Energies, Vol. 18, Pages 4447: Bi-Level Optimization-Based Bidding Strategy for Energy Storage Using Two-Stage Stochastic Programming
Energies doi: 10.3390/en18164447
Authors:
Kui Hua
Qingshan Xu
Lele Fang
Xin Xu
Energy storage will play an important role in the new power system with a high penetration of renewable energy due to its flexibility. Large-scale energy storage can participate in electricity market clearing, and knowing how to make more profits through bidding strategies in various types of electricity markets is crucial for encouraging its market participation.
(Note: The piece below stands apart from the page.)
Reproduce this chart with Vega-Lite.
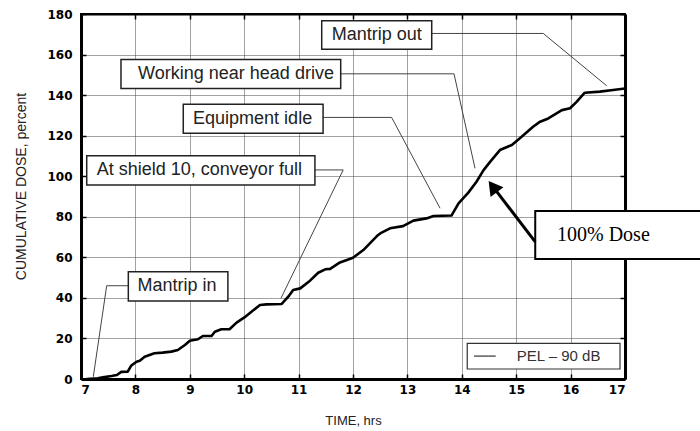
{
  "$schema": "https://vega.github.io/schema/vega-lite/v6.json",
  "width": 544,
  "height": 365,
  "autosize": {"type": "none"},
  "padding": {"left": 81, "top": 14, "right": 75, "bottom": 52},
  "background": "white",
  "config": {
    "view": {"stroke": "black", "strokeWidth": 2},
    "axis": {
      "labelFont": "DejaVu Sans",
      "labelFontWeight": "bold",
      "labelFontSize": 12,
      "labelColor": "black",
      "domainColor": "black",
      "domainWidth": 3,
      "tickColor": "black",
      "tickWidth": 1.5,
      "gridColor": "#444",
      "gridDash": [1, 1],
      "gridWidth": 1,
      "gridOpacity": 1,
      "titleFont": "Liberation Sans",
      "titleFontWeight": "normal",
      "titleFontSize": 13,
      "titleColor": "#222"
    }
  },
  "datasets": {
    "curve": [
      {"t": 7.10, "dose": 0}, {"t": 7.31, "dose": 0.3}, {"t": 7.40, "dose": 0.8}, {"t": 7.56, "dose": 1.5},
      {"t": 7.66, "dose": 2.0}, {"t": 7.74, "dose": 3.5}, {"t": 7.86, "dose": 3.6}, {"t": 7.92, "dose": 6.5},
      {"t": 8.02, "dose": 8.5}, {"t": 8.08, "dose": 9.0}, {"t": 8.17, "dose": 11.0}, {"t": 8.35, "dose": 12.7},
      {"t": 8.50, "dose": 13.0}, {"t": 8.66, "dose": 13.5}, {"t": 8.78, "dose": 14.3}, {"t": 8.91, "dose": 16.8},
      {"t": 9.00, "dose": 18.9}, {"t": 9.15, "dose": 19.6}, {"t": 9.24, "dose": 21.2}, {"t": 9.40, "dose": 21.2},
      {"t": 9.46, "dose": 23.3}, {"t": 9.58, "dose": 24.5}, {"t": 9.73, "dose": 24.5}, {"t": 9.86, "dose": 27.8},
      {"t": 10.01, "dose": 30.5}, {"t": 10.15, "dose": 33.5}, {"t": 10.29, "dose": 36.5}, {"t": 10.41, "dose": 36.8},
      {"t": 10.69, "dose": 37.0}, {"t": 10.81, "dose": 40.6}, {"t": 10.90, "dose": 43.9}, {"t": 11.03, "dose": 44.7},
      {"t": 11.21, "dose": 48.5}, {"t": 11.36, "dose": 52.4}, {"t": 11.49, "dose": 54.1}, {"t": 11.58, "dose": 54.3},
      {"t": 11.76, "dose": 57.5}, {"t": 11.90, "dose": 58.8}, {"t": 12.00, "dose": 59.8}, {"t": 12.19, "dose": 63.6},
      {"t": 12.31, "dose": 66.9}, {"t": 12.44, "dose": 70.5}, {"t": 12.50, "dose": 71.8}, {"t": 12.68, "dose": 74.3},
      {"t": 12.92, "dose": 75.4}, {"t": 13.11, "dose": 78.1}, {"t": 13.35, "dose": 79.2}, {"t": 13.48, "dose": 80.4},
      {"t": 13.81, "dose": 80.6}, {"t": 13.94, "dose": 86.6}, {"t": 14.12, "dose": 91.9}, {"t": 14.27, "dose": 97.3},
      {"t": 14.40, "dose": 103.0}, {"t": 14.52, "dose": 107.1}, {"t": 14.70, "dose": 112.9}, {"t": 14.92, "dose": 115.4},
      {"t": 15.10, "dose": 119.5}, {"t": 15.31, "dose": 124.4}, {"t": 15.44, "dose": 126.9}, {"t": 15.59, "dose": 128.5},
      {"t": 15.84, "dose": 132.6}, {"t": 15.99, "dose": 133.5}, {"t": 16.11, "dose": 136.7}, {"t": 16.26, "dose": 141.2},
      {"t": 16.54, "dose": 141.7}, {"t": 16.78, "dose": 142.5}, {"t": 17.00, "dose": 143.3}
    ],
    "leaders": [
      {"id": "in", "seq": 1, "t": 7.87, "dose": 46.0}, {"id": "in", "seq": 2, "t": 7.472, "dose": 46.0}, {"id": "in", "seq": 3, "t": 7.226, "dose": 1.1},
      {"id": "shield", "seq": 1, "t": 11.30, "dose": 103.1}, {"id": "shield", "seq": 2, "t": 11.82, "dose": 103.1}, {"id": "shield", "seq": 3, "t": 10.676, "dose": 39.8},
      {"id": "idle", "seq": 1, "t": 11.45, "dose": 129.0}, {"id": "idle", "seq": 2, "t": 12.71, "dose": 129.0}, {"id": "idle", "seq": 3, "t": 13.60, "dose": 84.2},
      {"id": "head", "seq": 1, "t": 11.774, "dose": 150.5}, {"id": "head", "seq": 2, "t": 13.857, "dose": 150.5}, {"id": "head", "seq": 3, "t": 14.243, "dose": 103.9},
      {"id": "out", "seq": 1, "t": 13.447, "dose": 170.4}, {"id": "out", "seq": 2, "t": 15.498, "dose": 170.4}, {"id": "out", "seq": 3, "t": 16.664, "dose": 144.6}
    ],
    "boxes": [
      {"label": "Mantrip in", "t0": 7.87, "t1": 9.70, "d0": 38.5, "d1": 52.9, "tx": 8.04, "ty": 45.7},
      {"label": "At shield 10, conveyor full", "t0": 7.105, "t1": 11.30, "d0": 95.7, "d1": 110.1, "tx": 7.29, "ty": 102.9},
      {"label": "Equipment idle", "t0": 8.88, "t1": 11.45, "d0": 121.2, "d1": 135.5, "tx": 9.06, "ty": 128.3},
      {"label": "Working near head drive", "t0": 7.735, "t1": 11.774, "d0": 143.3, "d1": 157.6, "tx": 8.05, "ty": 150.4},
      {"label": "Mantrip out", "t0": 11.425, "t1": 13.447, "d0": 162.6, "d1": 176.7, "tx": 11.61, "ty": 169.6}
    ],
    "dosebox": [
      {"label": "100% Dose", "t0": 15.35, "t1": 18.4, "d0": 59.2, "d1": 82.8, "tx": 15.75, "ty": 71.0}
    ],
    "arrow": [
      {"seq": 1, "t": 15.35, "dose": 67.6},
      {"seq": 2, "t": 14.58, "dose": 94.6}
    ],
    "arrowhead": [
      {"t": 14.57, "dose": 94.9}
    ],
    "legendbox": [
      {"t0": 14.10, "t1": 16.908, "d0": 4.93, "d1": 17.6, "l0": 14.224, "l1": 14.623, "ly": 11.3, "tx": 15.01, "label": "PEL – 90 dB"}
    ]
  },
  "layer": [
    {
      "data": {"name": "curve"},
      "mark": {"type": "line", "color": "black", "strokeWidth": 2.6, "strokeJoin": "round"},
      "encoding": {
        "x": {
          "field": "t", "type": "quantitative",
          "scale": {"domain": [7, 17], "nice": false, "zero": false},
          "axis": {"orient": "bottom", "values": [7, 8, 9, 10, 11, 12, 13, 14, 15, 16, 17], "title": "TIME, hrs",
                   "grid": true, "tickSize": -5, "labelPadding": 10, "titlePadding": 19}
        },
        "y": {
          "field": "dose", "type": "quantitative",
          "scale": {"domain": [0, 180], "nice": false, "zero": true},
          "axis": {"orient": "left", "values": [0, 20, 40, 60, 80, 100, 120, 140, 160, 180], "title": "CUMULATIVE DOSE, percent",
                   "grid": true, "tickSize": -5, "labelPadding": 14, "titlePadding": 18, "titleFontSize": 14, "titleY": 172}
        }
      }
    },
    {
      "data": {"name": "leaders"},
      "mark": {"type": "line", "color": "#444", "strokeWidth": 1},
      "encoding": {
        "x": {"field": "t", "type": "quantitative",
              "axis": {"orient": "top", "labels": false, "grid": false, "title": null, "tickSize": -5, "domainWidth": 2,
                       "values": [7, 8, 9, 10, 11, 12, 13, 14, 15, 16, 17]}},
        "y": {"field": "dose", "type": "quantitative",
              "axis": {"orient": "right", "labels": false, "grid": false, "title": null, "tickSize": -5, "domainWidth": 3,
                       "values": [0, 20, 40, 60, 80, 100, 120, 140, 160, 180]}},
        "detail": {"field": "id"},
        "order": {"field": "seq", "type": "quantitative"}
      }
    },
    {
      "data": {"name": "boxes"},
      "mark": {"type": "rect", "fill": "white", "stroke": "#222", "strokeWidth": 1.5},
      "encoding": {
        "x": {"field": "t0", "type": "quantitative", "axis": null},
        "x2": {"field": "t1"},
        "y": {"field": "d0", "type": "quantitative", "axis": null},
        "y2": {"field": "d1"}
      }
    },
    {
      "data": {"name": "boxes"},
      "mark": {"type": "text", "align": "left", "baseline": "middle", "font": "Liberation Sans", "fontSize": 18, "color": "#222"},
      "encoding": {
        "x": {"field": "tx", "type": "quantitative", "axis": null},
        "y": {"field": "ty", "type": "quantitative", "axis": null},
        "text": {"field": "label"}
      }
    },
    {
      "data": {"name": "dosebox"},
      "mark": {"type": "rect", "fill": "white", "stroke": "black", "strokeWidth": 2},
      "encoding": {
        "x": {"field": "t0", "type": "quantitative", "axis": null},
        "x2": {"field": "t1"},
        "y": {"field": "d0", "type": "quantitative", "axis": null},
        "y2": {"field": "d1"}
      }
    },
    {
      "data": {"name": "dosebox"},
      "mark": {"type": "text", "align": "left", "baseline": "middle", "font": "Liberation Serif", "fontSize": 20, "color": "black"},
      "encoding": {
        "x": {"field": "tx", "type": "quantitative", "axis": null},
        "y": {"field": "ty", "type": "quantitative", "axis": null},
        "text": {"field": "label"}
      }
    },
    {
      "data": {"name": "arrow"},
      "mark": {"type": "line", "color": "black", "strokeWidth": 3},
      "encoding": {
        "x": {"field": "t", "type": "quantitative", "axis": null},
        "y": {"field": "dose", "type": "quantitative", "axis": null},
        "order": {"field": "seq", "type": "quantitative"}
      }
    },
    {
      "data": {"name": "arrowhead"},
      "mark": {"type": "point", "shape": "triangle-up", "filled": true, "color": "black", "opacity": 1, "size": 260, "angle": 323},
      "encoding": {
        "x": {"field": "t", "type": "quantitative", "axis": null},
        "y": {"field": "dose", "type": "quantitative", "axis": null}
      }
    },
    {
      "data": {"name": "legendbox"},
      "mark": {"type": "rect", "fill": "white", "stroke": "#333", "strokeWidth": 1.2},
      "encoding": {
        "x": {"field": "t0", "type": "quantitative", "axis": null},
        "x2": {"field": "t1"},
        "y": {"field": "d0", "type": "quantitative", "axis": null},
        "y2": {"field": "d1"}
      }
    },
    {
      "data": {"name": "legendbox"},
      "mark": {"type": "rule", "color": "#333", "strokeWidth": 1.2},
      "encoding": {
        "x": {"field": "l0", "type": "quantitative", "axis": null},
        "x2": {"field": "l1"},
        "y": {"field": "ly", "type": "quantitative", "axis": null}
      }
    },
    {
      "data": {"name": "legendbox"},
      "mark": {"type": "text", "align": "left", "baseline": "middle", "font": "Liberation Sans", "fontSize": 15, "color": "#333"},
      "encoding": {
        "x": {"field": "tx", "type": "quantitative", "axis": null},
        "y": {"field": "ly", "type": "quantitative", "axis": null},
        "text": {"field": "label"}
      }
    }
  ],
  "resolve": {"axis": {"x": "independent", "y": "independent"}}
}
This paper considers differentiated bidding parameters for energy storage in a two-stage market with wind power integration, and transforms the market clearing process, which is represented by a two-stage bi-level model, into a single-level model using Karush–Kuhn–Tucker conditions. Nonlinear terms are addressed using binary expansion and the big-M method to facilitate the model solution. Numerical verification is conducted on the modified IEEE RTS-24 and 118-bus systems. The results show that compared to bidding as a price-taker and with marginal cost, the proposed mothod can bring a 16.73% and 13.02% increase in total market revenue, respectively. The case studies of systems with different scales verify the effectiveness and scalability of the proposed method.